■ **Instruction**: Up to and including the line with "const svgRef = useRef<SVGSVGElement>(null);", please set down the entries below exactly, starting from the first line.

— start Provided records —

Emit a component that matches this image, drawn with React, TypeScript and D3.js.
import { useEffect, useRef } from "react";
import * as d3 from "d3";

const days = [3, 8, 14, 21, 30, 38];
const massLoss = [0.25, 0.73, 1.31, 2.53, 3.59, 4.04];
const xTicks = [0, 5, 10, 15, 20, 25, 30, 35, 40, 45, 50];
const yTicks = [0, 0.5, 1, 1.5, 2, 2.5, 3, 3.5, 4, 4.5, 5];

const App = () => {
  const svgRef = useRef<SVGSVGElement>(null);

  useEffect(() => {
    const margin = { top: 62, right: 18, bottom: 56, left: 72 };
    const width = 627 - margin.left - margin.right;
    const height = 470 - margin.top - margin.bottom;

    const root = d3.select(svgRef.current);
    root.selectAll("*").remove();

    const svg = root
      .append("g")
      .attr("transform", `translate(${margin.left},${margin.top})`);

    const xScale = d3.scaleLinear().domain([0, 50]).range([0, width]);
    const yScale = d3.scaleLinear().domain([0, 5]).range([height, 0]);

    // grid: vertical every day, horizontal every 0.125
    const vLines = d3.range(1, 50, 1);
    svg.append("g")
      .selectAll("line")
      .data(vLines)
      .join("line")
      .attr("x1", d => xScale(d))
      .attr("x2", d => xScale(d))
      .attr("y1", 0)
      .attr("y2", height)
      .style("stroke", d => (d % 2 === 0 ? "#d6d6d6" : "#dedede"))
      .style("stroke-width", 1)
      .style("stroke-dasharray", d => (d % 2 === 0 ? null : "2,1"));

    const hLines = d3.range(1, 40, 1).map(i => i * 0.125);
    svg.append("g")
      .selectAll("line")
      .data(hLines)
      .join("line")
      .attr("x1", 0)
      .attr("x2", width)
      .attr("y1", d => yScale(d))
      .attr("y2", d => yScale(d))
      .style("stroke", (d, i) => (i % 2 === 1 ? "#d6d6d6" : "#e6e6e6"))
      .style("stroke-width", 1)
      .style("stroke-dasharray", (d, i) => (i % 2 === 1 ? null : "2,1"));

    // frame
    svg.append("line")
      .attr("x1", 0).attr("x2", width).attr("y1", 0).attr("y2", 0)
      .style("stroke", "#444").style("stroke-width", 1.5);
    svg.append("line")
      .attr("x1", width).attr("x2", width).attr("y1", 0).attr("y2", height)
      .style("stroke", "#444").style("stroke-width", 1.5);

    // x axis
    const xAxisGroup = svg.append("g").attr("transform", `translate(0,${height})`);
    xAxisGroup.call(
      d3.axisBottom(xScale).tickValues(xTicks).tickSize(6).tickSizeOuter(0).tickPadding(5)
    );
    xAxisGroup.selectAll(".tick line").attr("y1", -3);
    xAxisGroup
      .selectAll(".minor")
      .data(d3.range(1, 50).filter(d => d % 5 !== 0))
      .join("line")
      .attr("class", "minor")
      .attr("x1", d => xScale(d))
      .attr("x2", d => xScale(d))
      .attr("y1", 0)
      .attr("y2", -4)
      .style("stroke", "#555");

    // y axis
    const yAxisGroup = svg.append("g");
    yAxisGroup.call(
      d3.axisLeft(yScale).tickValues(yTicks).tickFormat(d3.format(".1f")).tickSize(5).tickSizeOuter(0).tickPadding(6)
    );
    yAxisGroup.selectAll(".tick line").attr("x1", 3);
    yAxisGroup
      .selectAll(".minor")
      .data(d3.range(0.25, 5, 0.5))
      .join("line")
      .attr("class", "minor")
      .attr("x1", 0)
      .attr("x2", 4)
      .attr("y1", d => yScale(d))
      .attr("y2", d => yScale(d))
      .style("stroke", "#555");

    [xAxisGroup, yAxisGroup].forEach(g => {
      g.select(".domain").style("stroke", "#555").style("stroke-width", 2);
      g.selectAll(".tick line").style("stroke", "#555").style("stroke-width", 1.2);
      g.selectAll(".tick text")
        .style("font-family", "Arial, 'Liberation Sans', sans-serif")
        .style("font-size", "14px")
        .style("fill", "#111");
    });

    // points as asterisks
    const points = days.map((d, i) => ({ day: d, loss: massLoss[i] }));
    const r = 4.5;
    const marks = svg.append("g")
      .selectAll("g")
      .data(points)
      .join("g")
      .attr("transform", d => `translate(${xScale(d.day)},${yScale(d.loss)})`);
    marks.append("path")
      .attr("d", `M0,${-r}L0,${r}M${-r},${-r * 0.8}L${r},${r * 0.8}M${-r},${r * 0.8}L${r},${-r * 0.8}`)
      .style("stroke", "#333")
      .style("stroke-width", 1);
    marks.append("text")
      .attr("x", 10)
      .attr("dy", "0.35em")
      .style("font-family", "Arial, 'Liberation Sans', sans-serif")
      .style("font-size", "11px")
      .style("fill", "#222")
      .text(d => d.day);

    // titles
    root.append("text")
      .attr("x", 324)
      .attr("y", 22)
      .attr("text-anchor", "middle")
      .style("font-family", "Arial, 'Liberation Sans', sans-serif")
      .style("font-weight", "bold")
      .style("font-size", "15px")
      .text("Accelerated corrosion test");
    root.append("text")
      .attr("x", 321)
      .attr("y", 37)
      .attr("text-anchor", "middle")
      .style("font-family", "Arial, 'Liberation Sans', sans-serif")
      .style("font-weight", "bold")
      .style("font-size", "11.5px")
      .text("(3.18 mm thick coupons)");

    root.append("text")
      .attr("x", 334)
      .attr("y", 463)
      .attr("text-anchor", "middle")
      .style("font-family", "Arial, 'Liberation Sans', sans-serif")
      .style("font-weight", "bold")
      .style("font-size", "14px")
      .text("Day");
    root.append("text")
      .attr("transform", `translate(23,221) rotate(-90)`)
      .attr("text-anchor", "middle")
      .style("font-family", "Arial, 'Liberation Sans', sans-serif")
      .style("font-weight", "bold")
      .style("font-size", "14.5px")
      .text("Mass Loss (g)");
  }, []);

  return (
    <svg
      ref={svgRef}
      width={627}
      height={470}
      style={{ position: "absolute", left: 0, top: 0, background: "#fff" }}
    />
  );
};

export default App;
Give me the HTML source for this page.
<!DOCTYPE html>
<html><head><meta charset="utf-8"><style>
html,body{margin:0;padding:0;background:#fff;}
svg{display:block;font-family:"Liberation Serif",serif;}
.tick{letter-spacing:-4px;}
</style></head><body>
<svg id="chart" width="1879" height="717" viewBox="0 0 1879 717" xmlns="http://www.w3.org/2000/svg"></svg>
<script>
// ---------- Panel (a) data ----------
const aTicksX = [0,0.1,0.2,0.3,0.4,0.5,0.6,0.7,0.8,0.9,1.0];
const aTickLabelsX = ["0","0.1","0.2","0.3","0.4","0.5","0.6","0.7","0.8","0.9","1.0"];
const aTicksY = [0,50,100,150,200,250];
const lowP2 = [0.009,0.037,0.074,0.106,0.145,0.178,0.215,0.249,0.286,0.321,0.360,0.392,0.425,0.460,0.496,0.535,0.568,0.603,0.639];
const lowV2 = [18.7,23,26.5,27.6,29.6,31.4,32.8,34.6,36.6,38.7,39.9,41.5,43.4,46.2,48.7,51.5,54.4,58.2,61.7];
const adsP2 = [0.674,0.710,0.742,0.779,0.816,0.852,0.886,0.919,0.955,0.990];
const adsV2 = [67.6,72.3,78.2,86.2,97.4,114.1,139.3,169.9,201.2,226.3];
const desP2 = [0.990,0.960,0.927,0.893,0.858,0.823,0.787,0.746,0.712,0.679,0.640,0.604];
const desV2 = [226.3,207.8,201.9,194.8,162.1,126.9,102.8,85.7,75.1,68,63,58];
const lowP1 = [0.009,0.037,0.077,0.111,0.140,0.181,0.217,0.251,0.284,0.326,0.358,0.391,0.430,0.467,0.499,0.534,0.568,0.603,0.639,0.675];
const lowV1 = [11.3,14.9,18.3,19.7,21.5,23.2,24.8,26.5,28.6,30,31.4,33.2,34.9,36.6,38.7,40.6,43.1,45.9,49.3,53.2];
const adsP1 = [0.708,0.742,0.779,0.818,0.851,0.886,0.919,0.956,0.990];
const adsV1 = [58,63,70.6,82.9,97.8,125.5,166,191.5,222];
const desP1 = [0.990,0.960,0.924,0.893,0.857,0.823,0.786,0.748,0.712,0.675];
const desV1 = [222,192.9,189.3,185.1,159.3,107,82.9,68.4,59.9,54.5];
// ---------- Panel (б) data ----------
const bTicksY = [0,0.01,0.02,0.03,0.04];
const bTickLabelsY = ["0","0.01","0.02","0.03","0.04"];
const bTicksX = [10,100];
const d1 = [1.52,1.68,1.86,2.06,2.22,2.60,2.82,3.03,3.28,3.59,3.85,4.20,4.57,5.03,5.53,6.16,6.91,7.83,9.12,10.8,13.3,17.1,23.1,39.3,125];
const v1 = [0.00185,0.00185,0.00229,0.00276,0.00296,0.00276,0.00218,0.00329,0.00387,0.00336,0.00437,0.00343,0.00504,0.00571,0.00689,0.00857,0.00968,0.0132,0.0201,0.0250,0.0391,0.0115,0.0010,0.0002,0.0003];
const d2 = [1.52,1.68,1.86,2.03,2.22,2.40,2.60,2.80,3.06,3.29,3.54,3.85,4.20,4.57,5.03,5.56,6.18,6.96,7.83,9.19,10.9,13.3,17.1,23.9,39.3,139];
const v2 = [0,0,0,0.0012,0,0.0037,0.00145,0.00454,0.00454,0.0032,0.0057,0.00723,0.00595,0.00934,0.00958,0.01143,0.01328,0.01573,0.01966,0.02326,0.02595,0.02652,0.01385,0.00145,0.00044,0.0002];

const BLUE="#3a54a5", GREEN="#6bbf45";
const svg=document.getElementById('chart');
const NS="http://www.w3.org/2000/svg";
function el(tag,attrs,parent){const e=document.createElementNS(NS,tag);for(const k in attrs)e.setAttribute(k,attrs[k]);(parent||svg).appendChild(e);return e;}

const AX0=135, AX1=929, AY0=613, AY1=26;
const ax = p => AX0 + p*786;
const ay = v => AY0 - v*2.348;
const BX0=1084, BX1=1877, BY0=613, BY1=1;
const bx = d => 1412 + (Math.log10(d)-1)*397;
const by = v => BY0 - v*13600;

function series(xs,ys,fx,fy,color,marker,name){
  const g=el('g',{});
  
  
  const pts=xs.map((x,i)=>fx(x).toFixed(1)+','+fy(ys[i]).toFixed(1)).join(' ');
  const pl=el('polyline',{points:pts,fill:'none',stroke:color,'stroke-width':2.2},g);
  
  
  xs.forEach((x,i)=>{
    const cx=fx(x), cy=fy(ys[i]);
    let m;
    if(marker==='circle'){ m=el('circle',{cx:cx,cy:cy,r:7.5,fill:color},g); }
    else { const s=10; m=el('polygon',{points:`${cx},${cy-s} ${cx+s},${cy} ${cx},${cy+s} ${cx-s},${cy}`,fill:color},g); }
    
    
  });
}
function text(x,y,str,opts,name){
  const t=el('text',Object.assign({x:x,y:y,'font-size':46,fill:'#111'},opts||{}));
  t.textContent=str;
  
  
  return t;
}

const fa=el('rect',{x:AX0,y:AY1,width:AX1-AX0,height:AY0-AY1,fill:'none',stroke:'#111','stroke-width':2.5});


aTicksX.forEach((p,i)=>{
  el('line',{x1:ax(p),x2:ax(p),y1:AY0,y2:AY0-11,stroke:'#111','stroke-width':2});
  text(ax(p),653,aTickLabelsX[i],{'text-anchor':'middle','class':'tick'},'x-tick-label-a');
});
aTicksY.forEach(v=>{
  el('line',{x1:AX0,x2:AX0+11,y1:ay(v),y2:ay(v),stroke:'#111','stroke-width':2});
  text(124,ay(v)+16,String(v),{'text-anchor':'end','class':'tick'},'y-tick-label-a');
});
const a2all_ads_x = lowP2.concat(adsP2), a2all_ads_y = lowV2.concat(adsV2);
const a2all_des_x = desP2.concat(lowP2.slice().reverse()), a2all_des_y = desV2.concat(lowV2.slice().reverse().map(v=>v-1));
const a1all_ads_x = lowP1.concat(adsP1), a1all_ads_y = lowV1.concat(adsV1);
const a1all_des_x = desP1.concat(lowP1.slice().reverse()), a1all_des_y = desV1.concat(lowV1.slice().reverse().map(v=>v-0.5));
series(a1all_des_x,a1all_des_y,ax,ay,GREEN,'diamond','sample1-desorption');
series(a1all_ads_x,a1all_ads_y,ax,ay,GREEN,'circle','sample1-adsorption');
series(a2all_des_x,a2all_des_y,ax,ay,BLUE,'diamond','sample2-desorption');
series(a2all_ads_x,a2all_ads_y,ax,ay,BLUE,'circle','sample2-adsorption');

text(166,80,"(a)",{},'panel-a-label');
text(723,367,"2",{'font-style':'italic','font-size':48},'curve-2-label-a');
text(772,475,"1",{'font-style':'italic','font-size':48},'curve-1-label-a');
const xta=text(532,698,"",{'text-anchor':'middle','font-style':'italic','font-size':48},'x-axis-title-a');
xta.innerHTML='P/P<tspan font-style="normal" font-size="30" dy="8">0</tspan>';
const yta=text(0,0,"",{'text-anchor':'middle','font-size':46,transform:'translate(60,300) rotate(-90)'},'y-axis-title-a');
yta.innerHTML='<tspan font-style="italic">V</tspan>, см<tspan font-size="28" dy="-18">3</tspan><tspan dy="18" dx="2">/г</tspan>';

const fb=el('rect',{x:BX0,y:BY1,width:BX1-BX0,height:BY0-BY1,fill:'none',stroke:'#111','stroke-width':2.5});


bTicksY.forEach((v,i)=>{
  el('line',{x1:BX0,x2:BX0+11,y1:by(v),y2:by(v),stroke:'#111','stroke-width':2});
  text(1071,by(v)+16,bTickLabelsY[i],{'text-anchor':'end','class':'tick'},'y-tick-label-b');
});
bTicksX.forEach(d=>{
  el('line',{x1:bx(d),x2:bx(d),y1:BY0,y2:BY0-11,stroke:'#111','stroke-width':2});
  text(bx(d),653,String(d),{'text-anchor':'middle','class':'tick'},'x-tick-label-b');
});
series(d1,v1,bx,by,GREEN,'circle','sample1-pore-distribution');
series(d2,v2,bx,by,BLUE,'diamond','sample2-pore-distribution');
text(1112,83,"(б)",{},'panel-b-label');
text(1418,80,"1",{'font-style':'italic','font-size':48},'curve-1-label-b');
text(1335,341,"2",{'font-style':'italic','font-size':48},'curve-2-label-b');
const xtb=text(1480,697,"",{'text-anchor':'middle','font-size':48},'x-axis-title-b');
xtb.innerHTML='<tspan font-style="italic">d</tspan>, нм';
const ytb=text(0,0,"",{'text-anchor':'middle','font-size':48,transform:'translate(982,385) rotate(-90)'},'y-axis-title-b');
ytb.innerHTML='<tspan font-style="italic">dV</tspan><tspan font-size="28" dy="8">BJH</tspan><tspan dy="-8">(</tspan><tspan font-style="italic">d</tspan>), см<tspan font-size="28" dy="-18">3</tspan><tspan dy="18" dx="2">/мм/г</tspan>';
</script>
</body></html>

— end Provided records —

■ **Result of this task**:
Emit a component that matches this image, drawn with React, TypeScript and D3.js.
import { useEffect, useRef } from "react";
import * as d3 from "d3";

const days = [3, 8, 14, 21, 30, 38];
const massLoss = [0.25, 0.73, 1.31, 2.53, 3.59, 4.04];
const xTicks = [0, 5, 10, 15, 20, 25, 30, 35, 40, 45, 50];
const yTicks = [0, 0.5, 1, 1.5, 2, 2.5, 3, 3.5, 4, 4.5, 5];

const App = () => {
  const svgRef = useRef<SVGSVGElement>(null);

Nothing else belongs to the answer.